Декларация независимости США явилась самым высоким и ярким взлетом свободомыслия молодой американской буржуазии. Эта первая декларация прав человека опровергала общепринятое тогда «божественное право» королей. Она утверждала идеи народного суверенитета и право каждого народа изменить свое государственное устройство. В силу схожести статуса английских и испанских колоний в Америке североамериканская революция конца XVIII века была понятной и близкой латиноамериканцам. Она звала к смелым революционным действиям и вселяла веру в возможность одержать победу над могущественной метрополией.
Не менее волновали жителей испанских колоний в Америке известия из Старого Света. Во Франции под натиском восставшего народа пала монархия, «помазанник божий» — король Людовик XVI казнен, революционная армия санкюлотов под звуки Марсельезы одерживает блестящие победы над войсками коалиции, объединившей чуть ли не всех монархов Европы. Испанскому королю пришлось в 1796 году заключить договор об оборонительном и наступательном союзе между монархической Испанией и революционной Францией. Все эти события волновали умы, будили бунтарский дух. Приближалась гроза небывалой силы.

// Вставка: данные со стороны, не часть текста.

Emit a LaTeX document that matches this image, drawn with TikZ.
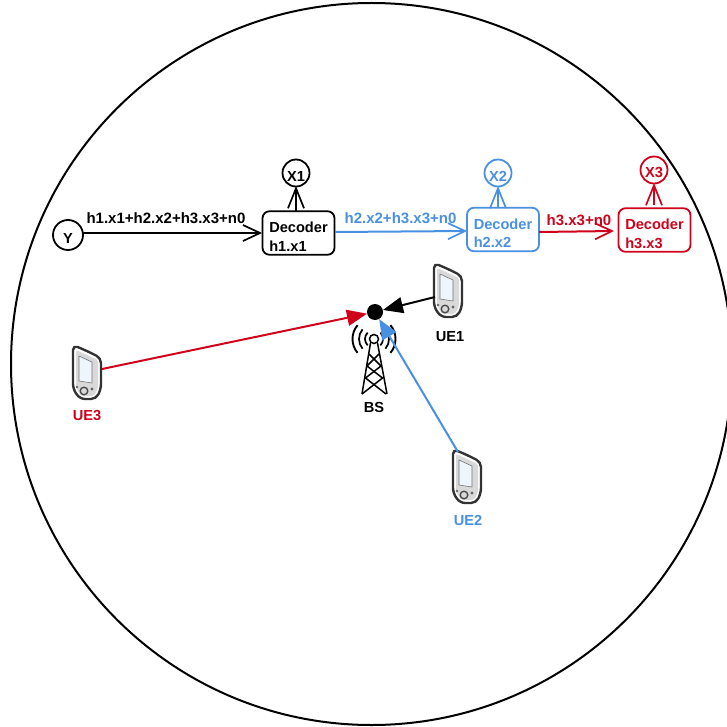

Пока же в Венесуэле, как и в других испанских колониях, царило обманчивое спокойствие и устои колониальных порядков казались незыблемыми. К началу XIX века испанская корона владела самой большой в мире империей. Ей принадлежали земли в северо-западной части Африки, острова в различных морях и океанах (Филиппины, Канарские, Антильские, Каролинские), огромные территории в Америке, простиравшиеся от Миссисипи на севере до Огненной Земли на юге. Для удобства управления испанская Америка была разделена на четыре вице-королевства: Новая Испания (Мексика и Центральная Америка), Перу, Новая Гранада (Колумбия, Эквадор и Панама), Рио-де-Ла-Плата (Аргентина, Парагвай, Уругвай и Боливия). Несколько территорий имели полуавтономный статус и назывались генерал-капитанствами (Венесуэла, Гватемала, Куба, Чили). Население испанской Америки в то время составляло от 14 до 16 млн. и в полтора раза превышало число жителей в Испании.[9]